A&E: Aside from big strides in your musical career, you've made your footprint in other corners of the entertainment industry as well. You've worked on informercial parodies for Adult Swim and help curate Gunky's Basement, a subdivision of the Maryland Film Festival which showcases original 35mm prints of films (Gunky in 2014 featured Tim Burton's 1989 “Batman”) and screenprinted posters from local artists. Will 2015 see a new installment of this event?

DD: We’ll be on tour pretty much most of the year, but we do talk about programming Gunky's whenever our schedules line up.

A&E: Let's talk about Charlottesville for a second. You played the Jefferson in 2012, and you're headed to the Southern this Wednesday. What can audiences expect from a Dan Deacon show?

DD: I think expectations are the death of experience. I think it's best to go into something with as clear of a mind as possible. I really enjoy a movie when I go and don't know anything about it, but I like knowing [its genre]. The best way to [summarize my live set focuses on] electronic music, but it's not music that would get played in the dance club. It's more influenced by Devo or the Talking Heads than it would be [by] Aphex Twin or the Chemical Brothers. My mentality towards performance is that everyone in the room is a part of the show, and that plays a role in how the night unfolds.

A&E: Does audience participation, then, play a huge part in your shows? You did have a smartphone app developed exclusively for the tour cycle in support of “America.” Are there more special features headed out to venues to augment “Gliss Riffer”?

DD: You'll have to go and find out.

A&E: Besides having new fans experience your performances, the big umbrella question to ask artists to round out interviews is usually something to the effect of “What's next?” However, seeing as DIY and electronic music culture have shifted so dramatically even from to 2010 to now, where do you see your career trajectory gliding by 2020?

DD: I can see myself fixating on … the texture of sound. I really want to approach the next record from a larger textural standpoint. I want to think about how you can create different textures in a studio environment versus a live environment — and what shifts between that, [as well as] how people interpret music within a group versus how they interpret it individually. I think that's what I'll focus on [in] my next body of work.
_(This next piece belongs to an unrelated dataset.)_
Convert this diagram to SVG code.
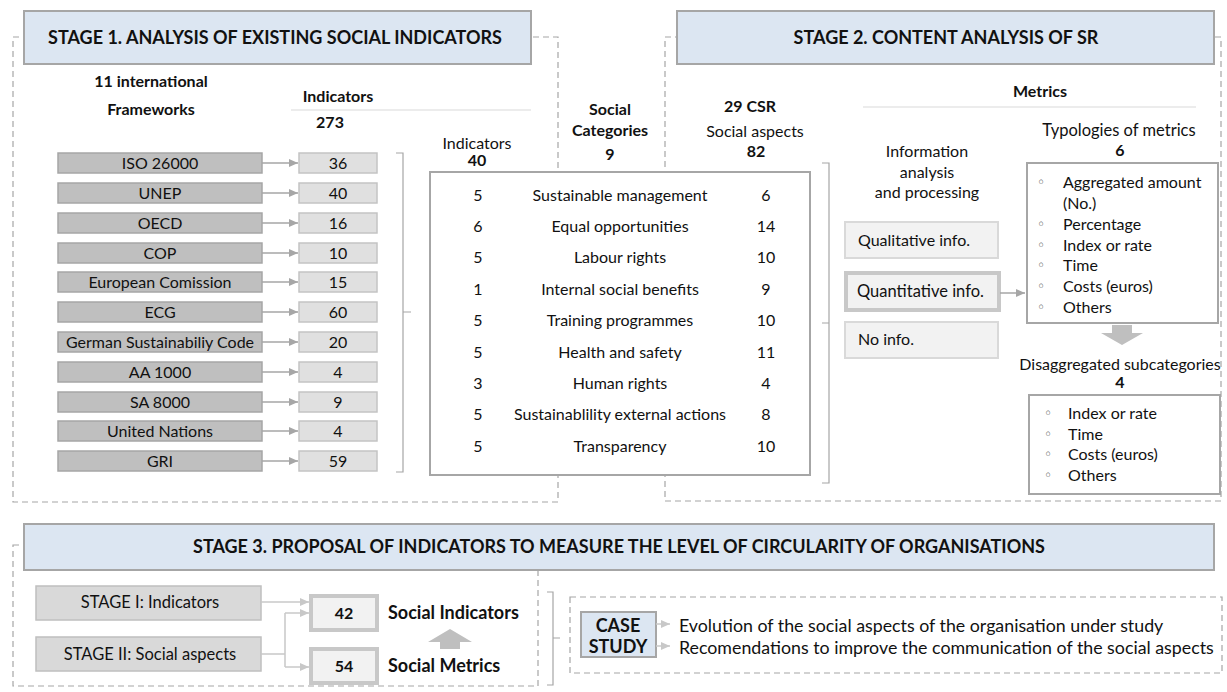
<svg xmlns="http://www.w3.org/2000/svg" width="1227" height="692" viewBox="0 0 1227 692">
  <style>
    text { font-family: Lato, "Liberation Sans", "DejaVu Sans", sans-serif; fill: #111; }
    .t { font-size: 16px; }
    .t2 { font-size: 16.5px; }
    .tl { font-size: 17.8px; }
    .b { font-size: 16px; font-weight: bold; }
    .h { font-size: 18px; font-weight: bold; }
    .c { text-anchor: middle; }
    .dot { font-size: 14px; fill: #444; font-family: "DejaVu Sans", sans-serif; }
    .frame { fill: none; stroke: #a6a6a6; stroke-width: 1.2; stroke-dasharray: 6 4; }
    .hdr { fill: #dce6f2; stroke: #a6a6a6; stroke-width: 2; }
    .fw { fill: #bfbfbf; stroke: #a6a6a6; stroke-width: 1.5; }
    .num { fill: #e0e0e0; stroke: #c4c4c4; stroke-width: 1.5; }
    .panel { fill: #fff; stroke: #a6a6a6; stroke-width: 2; }
    .info { fill: #f2f2f2; stroke: #d9d9d9; stroke-width: 2; }
    .thick { fill: #f2f2f2; stroke: #c8c8c8; stroke-width: 4; }
    .stagebox { fill: #d9d9d9; stroke: #bfbfbf; stroke-width: 1.5; }
    .br { fill: none; stroke: #a6a6a6; stroke-width: 1.2; }
    .rule { stroke: #d9d9d9; stroke-width: 1.2; }
    .con { fill: none; stroke: #a6a6a6; stroke-width: 1.5; marker-end: url(#ah); }
    .con2 { fill: none; stroke: #c8c8c8; stroke-width: 1.5; }
    .con2a { fill: none; stroke: #c8c8c8; stroke-width: 1.5; marker-end: url(#ah2); }
    .block { fill: #bfbfbf; }
  </style>
  <defs>
    <marker id="ah" markerUnits="userSpaceOnUse" markerWidth="10" markerHeight="10" refX="9" refY="5" orient="auto">
      <path d="M0,1 L9,5 L0,9 Z" fill="#a6a6a6"/>
    </marker>
    <marker id="ah2" markerUnits="userSpaceOnUse" markerWidth="10" markerHeight="10" refX="9" refY="5" orient="auto">
      <path d="M0,1 L9,5 L0,9 Z" fill="#c8c8c8"/>
    </marker>
  </defs>

  <!-- stage frames (dashed) -->
  <g id="frames">
    <rect class="frame" x="13" y="37" width="545" height="465"/>
    <rect class="frame" x="665" y="37" width="556" height="464"/>
    <rect class="frame" x="13" y="545" width="525" height="141"/>
    <rect class="frame" x="570" y="597" width="652" height="76"/>
  </g>

  <!-- Stage 1 -->
  <g id="stage1-header">
    <rect class="hdr" x="24" y="11" width="507" height="53"/>
    <text class="h c" x="275" y="44">STAGE 1. ANALYSIS OF EXISTING SOCIAL INDICATORS</text>
  </g>
  <g id="stage1-labels">
    <text class="b c" x="151" y="87">11 international</text>
    <text class="b c" x="151" y="115">Frameworks</text>
    <text class="b c" x="338" y="102">Indicators</text>
    <line class="rule" x1="291" y1="110" x2="531" y2="110"/>
    <text class="b c" x="330" y="128">273</text>
    <text class="t c" x="477" y="149">Indicators</text>
    <text class="b c" x="477" y="166">40</text>
    <text class="b c" x="610" y="115">Social</text>
    <text class="b c" x="610" y="136">Categories</text>
    <text class="b c" x="610" y="160">9</text>
  </g>

  <g id="frameworks">
    <g id="fw-iso"><rect class="fw" x="58" y="153" width="204" height="20"/><text class="t c" x="160" y="169">ISO 26000</text></g>
    <g id="fw-unep"><rect class="fw" x="58" y="183" width="204" height="20"/><text class="t c" x="160" y="199">UNEP</text></g>
    <g id="fw-oecd"><rect class="fw" x="58" y="213" width="204" height="20"/><text class="t c" x="160" y="229">OECD</text></g>
    <g id="fw-cop"><rect class="fw" x="58" y="243" width="204" height="20"/><text class="t c" x="160" y="259">COP</text></g>
    <g id="fw-ec"><rect class="fw" x="58" y="272" width="204" height="20"/><text class="t c" x="160" y="288">European Comission</text></g>
    <g id="fw-ecg"><rect class="fw" x="58" y="302" width="204" height="20"/><text class="t c" x="160" y="318">ECG</text></g>
    <g id="fw-gsc"><rect class="fw" x="58" y="332" width="204" height="20"/><text class="t c" x="160" y="348">German Sustainabiliy Code</text></g>
    <g id="fw-aa"><rect class="fw" x="58" y="362" width="204" height="20"/><text class="t c" x="160" y="378">AA 1000</text></g>
    <g id="fw-sa"><rect class="fw" x="58" y="392" width="204" height="20"/><text class="t c" x="160" y="408">SA 8000</text></g>
    <g id="fw-un"><rect class="fw" x="58" y="421" width="204" height="20"/><text class="t c" x="160" y="437">United Nations</text></g>
    <g id="fw-gri"><rect class="fw" x="58" y="451" width="204" height="20"/><text class="t c" x="160" y="467">GRI</text></g>
  </g>

  <g id="indicator-counts">
    <g id="n-iso"><rect class="num" x="299" y="153" width="78" height="20"/><text class="t c" x="338" y="169">36</text></g>
    <g id="n-unep"><rect class="num" x="299" y="183" width="78" height="20"/><text class="t c" x="338" y="199">40</text></g>
    <g id="n-oecd"><rect class="num" x="299" y="213" width="78" height="20"/><text class="t c" x="338" y="229">16</text></g>
    <g id="n-cop"><rect class="num" x="299" y="243" width="78" height="20"/><text class="t c" x="338" y="259">10</text></g>
    <g id="n-ec"><rect class="num" x="299" y="272" width="78" height="20"/><text class="t c" x="338" y="288">15</text></g>
    <g id="n-ecg"><rect class="num" x="299" y="302" width="78" height="20"/><text class="t c" x="338" y="318">60</text></g>
    <g id="n-gsc"><rect class="num" x="299" y="332" width="78" height="20"/><text class="t c" x="338" y="348">20</text></g>
    <g id="n-aa"><rect class="num" x="299" y="362" width="78" height="20"/><text class="t c" x="338" y="378">4</text></g>
    <g id="n-sa"><rect class="num" x="299" y="392" width="78" height="20"/><text class="t c" x="338" y="408">9</text></g>
    <g id="n-un"><rect class="num" x="299" y="421" width="78" height="20"/><text class="t c" x="338" y="437">4</text></g>
    <g id="n-gri"><rect class="num" x="299" y="451" width="78" height="20"/><text class="t c" x="338" y="467">59</text></g>
  </g>

  <!-- social categories table -->
  <g id="categories">
    <rect class="panel" x="430" y="172" width="380" height="303"/>
    <text class="t c" x="478" y="201">5</text><text class="t c" x="620" y="201">Sustainable management</text><text class="t c" x="766" y="201">6</text>
    <text class="t c" x="478" y="232">6</text><text class="t c" x="620" y="232">Equal opportunities</text><text class="t c" x="766" y="232">14</text>
    <text class="t c" x="478" y="263">5</text><text class="t c" x="620" y="263">Labour rights</text><text class="t c" x="766" y="263">10</text>
    <text class="t c" x="478" y="295">1</text><text class="t c" x="620" y="295">Internal social benefits</text><text class="t c" x="766" y="295">9</text>
    <text class="t c" x="478" y="326">5</text><text class="t c" x="620" y="326">Training programmes</text><text class="t c" x="766" y="326">10</text>
    <text class="t c" x="478" y="358">5</text><text class="t c" x="620" y="358">Health and safety</text><text class="t c" x="766" y="358">11</text>
    <text class="t c" x="478" y="389">3</text><text class="t c" x="620" y="389">Human rights</text><text class="t c" x="766" y="389">4</text>
    <text class="t c" x="478" y="420">5</text><text class="t c" x="620" y="420">Sustainablility external actions</text><text class="t c" x="766" y="420">8</text>
    <text class="t c" x="478" y="452">5</text><text class="t c" x="620" y="452">Transparency</text><text class="t c" x="766" y="452">10</text>
  </g>

  <!-- Stage 2 -->
  <g id="stage2-header">
    <rect class="hdr" x="677" y="11" width="537" height="53"/>
    <text class="h c" x="946" y="44">STAGE 2. CONTENT ANALYSIS OF SR</text>
  </g>
  <g id="stage2-labels">
    <text class="b c" x="750" y="112">29 CSR</text>
    <text class="t c" x="755" y="137">Social aspects</text>
    <text class="b c" x="756" y="157">82</text>
    <text class="b c" x="1040" y="97">Metrics</text>
    <line class="rule" x1="863" y1="107" x2="1196" y2="107"/>
    <text class="t2 c" x="1119" y="136">Typologies of metrics</text>
    <text class="b c" x="1120" y="156">6</text>
    <text class="t c" x="927" y="157">Information</text>
    <text class="t c" x="927" y="178">analysis</text>
    <text class="t c" x="927" y="198">and processing</text>
  </g>

  <g id="info-qualitative"><rect class="info" x="845" y="222" width="153" height="36"/><text class="t" x="858" y="246">Qualitative info.</text></g>
  <g id="info-quantitative"><rect class="thick" x="846" y="273" width="153" height="37"/><text class="t2" x="857" y="297">Quantitative info.</text></g>
  <g id="info-none"><rect class="info" x="845" y="322" width="153" height="36"/><text class="t" x="858" y="345">No info.</text></g>

  <g id="typologies">
    <rect class="panel" x="1027" y="163" width="191" height="160"/>
    <text class="dot" x="1037" y="187">◦</text><text class="t" x="1063" y="188">Aggregated amount</text>
    <text class="t" x="1063" y="209">(No.)</text>
    <text class="dot" x="1037" y="229">◦</text><text class="t" x="1063" y="230">Percentage</text>
    <text class="dot" x="1037" y="250">◦</text><text class="t" x="1063" y="251">Index or rate</text>
    <text class="dot" x="1037" y="270">◦</text><text class="t" x="1063" y="271">Time</text>
    <text class="dot" x="1037" y="291">◦</text><text class="t" x="1063" y="292">Costs (euros)</text>
    <text class="dot" x="1037" y="312">◦</text><text class="t" x="1063" y="313">Others</text>
  </g>

  <g id="subcategories">
    <text class="t c" x="1120" y="370">Disaggregated subcategories</text>
    <text class="b c" x="1120" y="388">4</text>
    <rect class="panel" x="1029" y="395" width="191" height="99"/>
    <text class="dot" x="1044" y="418">◦</text><text class="t" x="1068" y="419">Index or rate</text>
    <text class="dot" x="1044" y="439">◦</text><text class="t" x="1068" y="440">Time</text>
    <text class="dot" x="1044" y="459">◦</text><text class="t" x="1068" y="460">Costs (euros)</text>
    <text class="dot" x="1044" y="480">◦</text><text class="t" x="1068" y="481">Others</text>
  </g>

  <!-- Stage 3 -->
  <g id="stage3-header">
    <rect class="hdr" x="24" y="524" width="1190" height="46"/>
    <text class="h c" x="619" y="553">STAGE 3. PROPOSAL OF INDICATORS TO MEASURE THE LEVEL OF CIRCULARITY OF ORGANISATIONS</text>
  </g>
  <g id="stage-i"><rect class="stagebox" x="36" y="586" width="225" height="34"/><text class="t2 c" x="150" y="608">STAGE I: Indicators</text></g>
  <g id="stage-ii"><rect class="stagebox" x="36" y="637" width="225" height="34"/><text class="t2 c" x="150" y="660">STAGE II: Social aspects</text></g>
  <g id="social-indicators"><rect class="thick" x="311" y="596" width="66" height="34"/><text class="b c" x="344" y="619">42</text><text class="h" x="388" y="619">Social Indicators</text></g>
  <g id="social-metrics"><rect class="thick" x="311" y="649" width="66" height="34"/><text class="b c" x="344" y="672">54</text><text class="h" x="388" y="672">Social Metrics</text></g>
  <g id="case-study">
    <rect class="hdr" x="581" y="612" width="75" height="45"/>
    <text class="h c" x="618" y="632">CASE</text>
    <text class="h c" x="618" y="653">STUDY</text>
    <text class="tl" x="679" y="632">Evolution of the social aspects of the organisation under study</text>
    <text class="tl" x="679" y="654">Recomendations to improve the communication of the social aspects</text>
  </g>

  <!-- connectors, brackets and block arrows -->
  <g id="connectors">
    <path class="con" d="M262,163 H298"/>
    <path class="con" d="M262,193 H298"/>
    <path class="con" d="M262,223 H298"/>
    <path class="con" d="M262,253 H298"/>
    <path class="con" d="M262,282 H298"/>
    <path class="con" d="M262,312 H298"/>
    <path class="con" d="M262,342 H298"/>
    <path class="con" d="M262,372 H298"/>
    <path class="con" d="M262,402 H298"/>
    <path class="con" d="M262,431 H298"/>
    <path class="con" d="M262,461 H298"/>
    <path class="br" d="M396,153 H403 V472 H396 M403,312 H411"/>
    <path class="br" d="M822,163 H829 V483 H822 M822,323 H829"/>
    <path class="con" d="M1000,293 H1025"/>
    <path class="block" d="M1112,325 H1132 V333 H1143 L1122,345 L1101,333 H1112 Z"/>
    <path class="con2a" d="M261,602 H309"/>
    <path class="con2" d="M261,654 H285 M285,613 V667"/>
    <path class="con2a" d="M285,613 H309"/>
    <path class="con2a" d="M285,667 H309"/>
    <path class="block" d="M440,649 V642 H428 L450,629 L472,642 H460 V649 Z"/>
    <path class="br" d="M547,592 H553 V685 H547 M553,638 H560"/>
    <path class="con2a" d="M656,624 H670"/>
    <path class="con2a" d="M656,646 H670"/>
  </g>
</svg>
A&E: Will the next record be written with more of the live performance in mind, or will it be more of a “studio” record?

DD: I don't know, I'll have to start sketching it out. I'm in [such a] tour production mode and have been since September. I think once the tour begins, the new record will start to take more shape.

A&E: After this stretch of U.S. dates, [are you] going to do another U.S. tour?

DD: I'm on tour in the States until June, and then I'm on tour in Europe until July. I'll have the month off in July, but then I go back on tour in Europe in August, and then back in the States some point in the fall.

A&E: Does the fact you're on a U.K.-based record label affect audience reception patterns in Europe?

DD: I think at this stage of the game, people find music in so many different ways that I'm not sure people even think about a label. When you're on Spotify, there's no way to search by label, which I think is bizarre. It's not how Motown [Records] used to be, where you'd be like, “Oh, this record's on Motown, I'll check it out.” Labels are so genre diverse [now]. I don't want to say it doesn't mean what it used to, but I don't know if people take that into account other than knowing the scope of the record.

It's like thinking about a baseball team. The manager of the team is so important and [how] the manager and the franchise works together … The more help a label can give an artist to focus on nothing but their work is the best thing a label can be.

A&E: Doesn't that go back to what DIY culture was founded upon?

DD: When I first started, I was learning every aspect of what I wanted to do, and it was fun to focus and fixate on that … I remember talking with [fellow musician] Andrew W.K. [about what happened] when [he] blew up. [He thought] it was great, because [he] wanted his music to be heard by as many people as possible. That was a really great mentality, so I try to replicate that.